Taken in totality, I think Foucault is doing his damnedest to avoid being pinned down to any particular vision of praxis or anything that might be summarized as a ‘theory’, in a way that can be terribly coy and frustrating. Inasmuch as he can be said to have an overall philosophy, I find it despairingly futilitarian and barren, and I accept very little of the overall vision. Taken instead as a body of inconsistent or contradictory suggestions, insights, and gestures, his work is fairly fertile for historians.

If nothing else, he opened up a whole range of new subjects for historical investigation from entirely new angles: institutions like prisons or medicine and their practices, forms of personhood and subjectivity, and sexuality. It’s interesting that the historical work which Foucault inspired often ended up documenting that he was wrong on the actual details and often even the overall arguments, but even then, you can clearly see how generative that his choices of subjects were.

What Foucault does most for me comes from his attempt to write genealogies instead of histories, his attempt to escape forcing the past as the necessary precursor to the present, to break the iron chain and let the past be itself. That’s what brings me back to Stephenson’s Quicksilver and early modern Europe in general.

The temptation is so powerful to understand early modern Europe as the root of what we are now, and everything within it as the embryonic present, all its organs already there, waiting to grow and be born. But what I find so dizzying and seductive about the period is also its intimate unfamiliarity, its comfortable strangeness. I don’t feel as epistemologically and morally burdened by alterity as I do when I’m dealing with precolonial African societies, where there’s so much groundwork seemingly required to gain the same sense of interior perspective, but on the other hand, I always feel that around every corner in early modern European societies the familiar makes itself strange right before my eyes. The genesis of the present but also the possibilities of other histories; the world we have inherited but also all its dopplegangers and ghosts.

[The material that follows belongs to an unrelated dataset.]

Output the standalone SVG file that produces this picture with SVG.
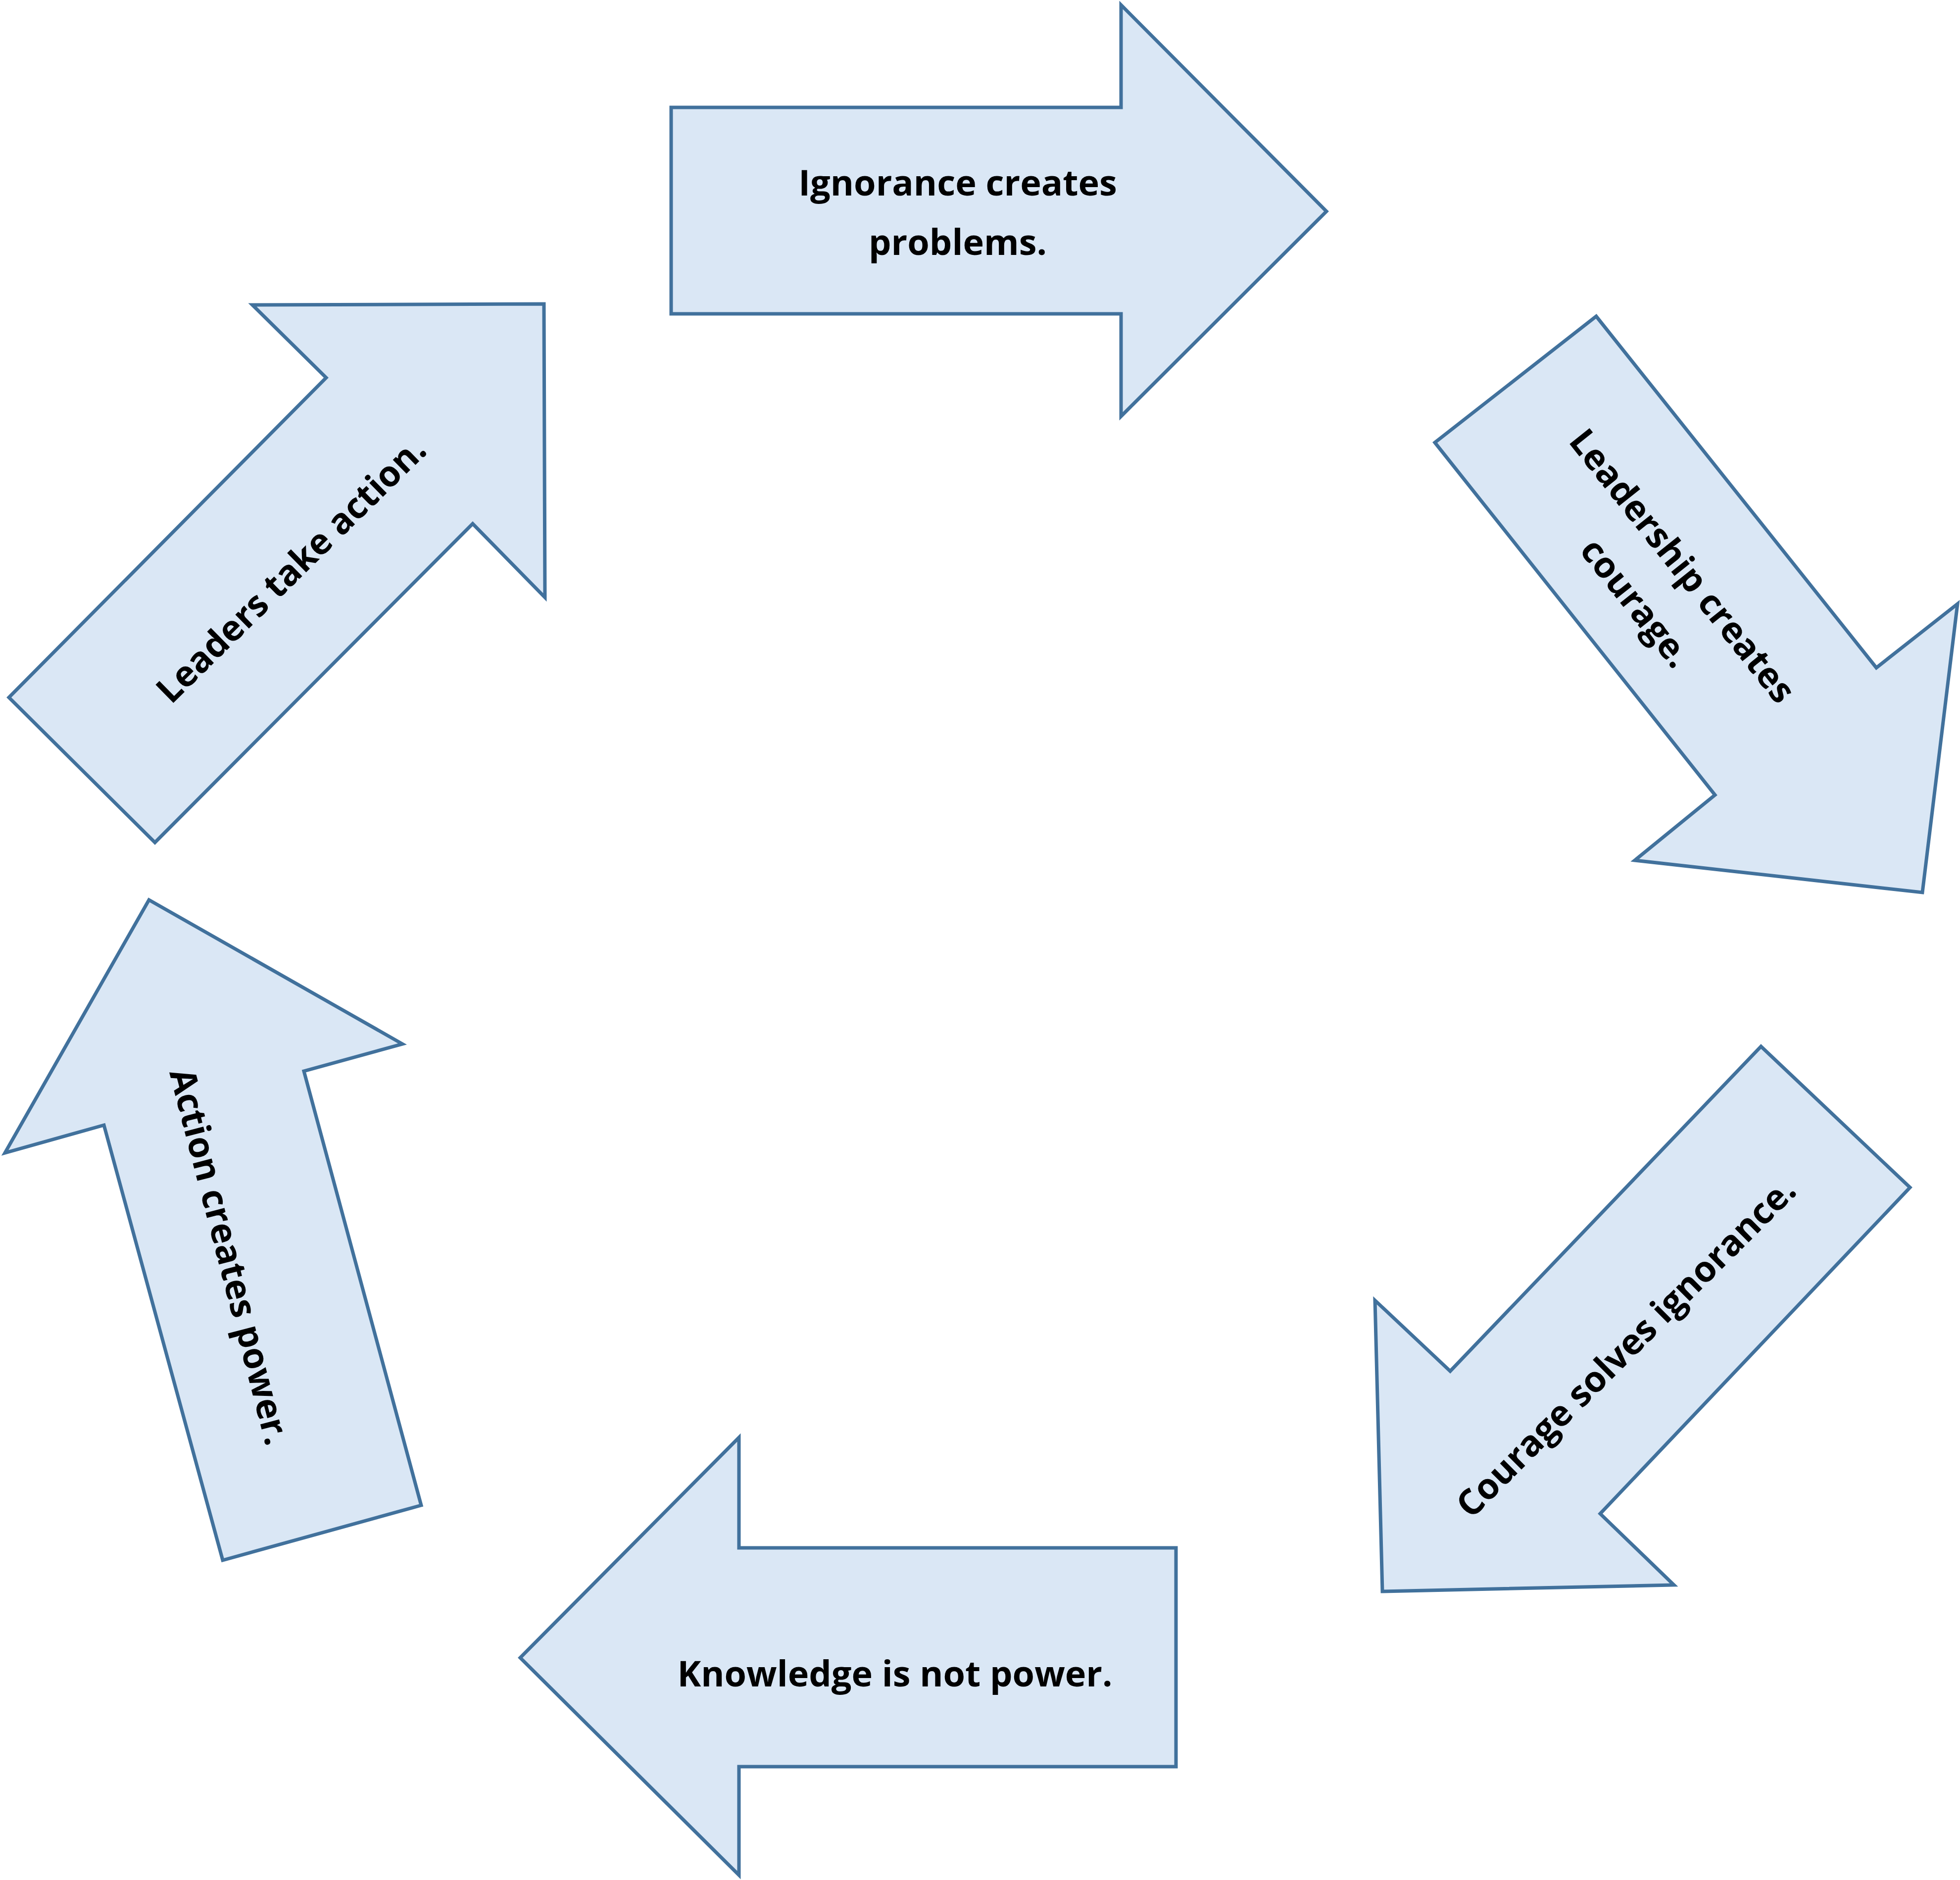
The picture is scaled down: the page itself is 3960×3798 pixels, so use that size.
<svg xmlns="http://www.w3.org/2000/svg" width="3960" height="3798" viewBox="0 0 3960 3798">
<style>
.a{fill:#dae7f5;stroke:#41719c;stroke-width:7;stroke-linejoin:miter}
.t{font-family:"Open Sans","Liberation Sans",sans-serif;font-weight:bold;font-size:72px;fill:#000;text-anchor:middle;dominant-baseline:central}
</style>
<rect width="3960" height="3798" fill="#fff"/>
<g id="arrow1"><polygon class="a" points="1356,217 2265,217 2265,10 2680,427 2265,841 2265,634 1356,634"/>
<text class="t" x="1935" y="367">Ignorance creates</text><text class="t" x="1935" y="487">problems.</text></g>
<g id="arrow2"><polygon class="a" points="2899,894 3225,639 3791,1349 3955,1220 3884,1803 3303,1738 3465,1606"/>
<g transform="translate(3353,1180) rotate(51.5)"><text class="t" x="0" y="-62">Leadership creates</text><text class="t" x="0" y="58">courage.</text></g></g>
<g id="arrow3"><polygon class="a" points="3558,2114 3859,2399 3233,3058 3382,3202 2793,3215 2778,2627 2930,2770"/>
<text class="t" transform="translate(3283,2720) rotate(-45)">Courage solves ignorance.</text></g>
<g id="arrow4"><polygon class="a" points="2376,3127 2376,3569 1493,3569 1493,3788 1051,3349 1493,2904 1493,3127"/>
<text class="t" x="1808" y="3379">Knowledge is not power.</text></g>
<g id="arrow5"><polygon class="a" points="851,3041 450,3152 210,2273 10,2329 301,1818 813,2109 614,2164"/>
<text class="t" transform="translate(467,2538) rotate(75.5)">Action creates power.</text></g>
<g id="arrow6"><polygon class="a" points="313,1702 18,1409 659,763 510,616 1099,614 1101,1207 955,1058"/>
<text class="t" transform="translate(586,1149) rotate(-44.5)">Leaders take action.</text></g>
<g id="connectors"/>
</svg>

That’s what I feel Foucault’s idea of genealogies helped me to explore and understand, and what I think Stephenson manages to deliver in Quicksilver. The thrill of natural philosophy unbinding the world, so much a part of the more whiggish history of science is there, but also its distance. The Royal Society are ur-geeks and proto-technophiles and yet, they’re also aliens. Jack Shaftoe is the libertarian dream, the free man cutting loose of the constricted world around him—but he’s also the passive, drifting inhabitant of a commercial and social landscape unlike anything we know today, to whom events happen, recapitulating the narrative structure of the picaresque. Reading Quicksilver is like wearing bifocals: you can switch in and out of being able to locate yourself within its episteme. I’m not entirely sure it’s a good modern novel, really, nor is it good history—but it is a good genealogy as well as genealogical simulation of the narrative roots of the novel form.

This isn’t a pleasure limited to representations of the early modern world: Jeff Vandermeer’s edited anthology of pseudo-Victorian/Edwardian medical prose, The Thackery T. Lambshead Pocket Guide to Eccentric and Discredited Diseases delivers some of the same satisfactions through simulation (rather like Philadelphia’s Mutter Museum does by simply showing you the medical artifacts and exhibitionary vision of the same era). But simulations or explorations of the Victorian usually feel much more like recursions of the present than trips to a fever-dream alternative universe. Quicksilver, like Foucault, travels farther and tries harder to give us a way of representing the early modern European world that doesn’t just make into a toddler version of our own times.